It will take some time to unravel the twisted knot of emotions that wove its way through me over the nine days we spent in Israel. My sensory delight in the sweet smell of jasmine, the warm and inviting limestone architecture, the abundant sunshine, and the rich tastes of hummus and falafel expanded during each day of the trip. While my senses enjoyed this daily barrage of gifts, my brain was constantly working overtime to fill in the multi-colored canvas that is Israel. Each day the land and the people drew me in, but not without moments when my buttons were pushed and I drew back. I felt a bit like Dr. Doolittle’s pushmi-pullyu, the gazelle-unicorn whose two heads try to go in opposite directions whenever it moves.

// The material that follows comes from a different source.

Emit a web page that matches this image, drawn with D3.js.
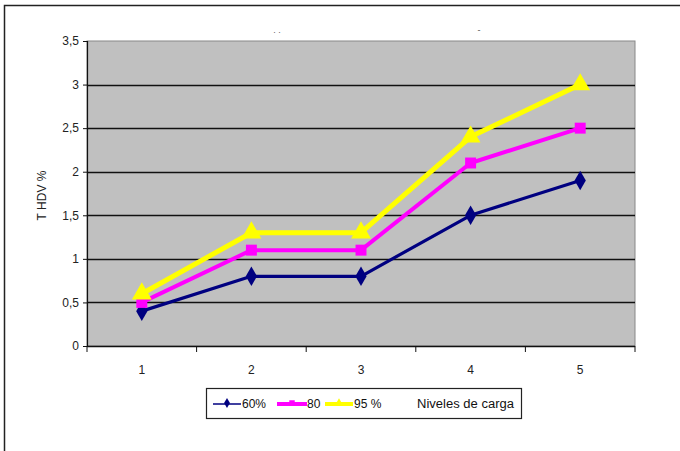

The highlight of our trip was spending time with our cousins who we first met in 2011, but with whom we already share a deep bond (see Shrinking the Family Diaspora). That bond was strengthened as we picked up where we left off three years ago and wrote a new family history into the moments we spent together. But sadness and even anger bubbled up within me while trying to make sense of the ultra-orthdox Jews whose demeanor and conduct sent a loud message that said “keep away — you are not one of us.” Driving through the Mea She’arim area and provoking the rage of its residents was probably a bad idea, but even worse was the feeling we had while walking around Jerusalem of being invisible in the eyes of those who are a part of our history but who reject us as Jews.
Visiting Israel during Passover made it more challenging for us to connect with Jewish life since our family is fairly secular and does not keep kosher for the holiday. We often found ourselves gravitating toward Arabic areas and had our most spiritually uplifting experience at the Ethiopian Orthodox Church in Jerusalem on Easter Sunday. Although we spoke with no one during our brief visit, we felt not only welcome and accepted, but also a sense of peace that spoke of the human potential that has yet to be achieved in the Middle East. I hope to share some further reflections as I unravel my thoughts and emotions and try to get my head pointed in just one direction.
I would be interested to know the reasons for ultra-Orthodox Jews to not accept you. Is it simply because you are not Orthodox, or because you didn’t choose to live in Israel itself, or because you are Jews from another country? I do not know how they could possibly know that you are Jews who moved to Germany unless you told them, but I find it sad and disheartening that there is such strife and that there is not a sense of acceptance of Jews living their lives in peace, wherever that may be. I look forward to hearing more about your experience there.
Hi Christy, Hasidic or ultra-Orthodox Jews generally do not recognize those who adhere to other branches of Judaism or who do not strictly follow Jewish laws. It has nothing to do with being German Jews or even where we live, but rather the fact that we are Jews who are also a part of secular society. We also felt incredibly sad and disheartened by the great divide that separates the small community of Jews around the world.
Thank you for the explanation, Donna. We have some Orthodox friends, but they are not ultra-Orthodox. I was finding it difficult to reconcile what you were saying with the people that I know here in Portland, Oregon. In any case, being a Unitarian Universalist, I would like to see everyone just get along and be inclusive, regardless of their faith traditions.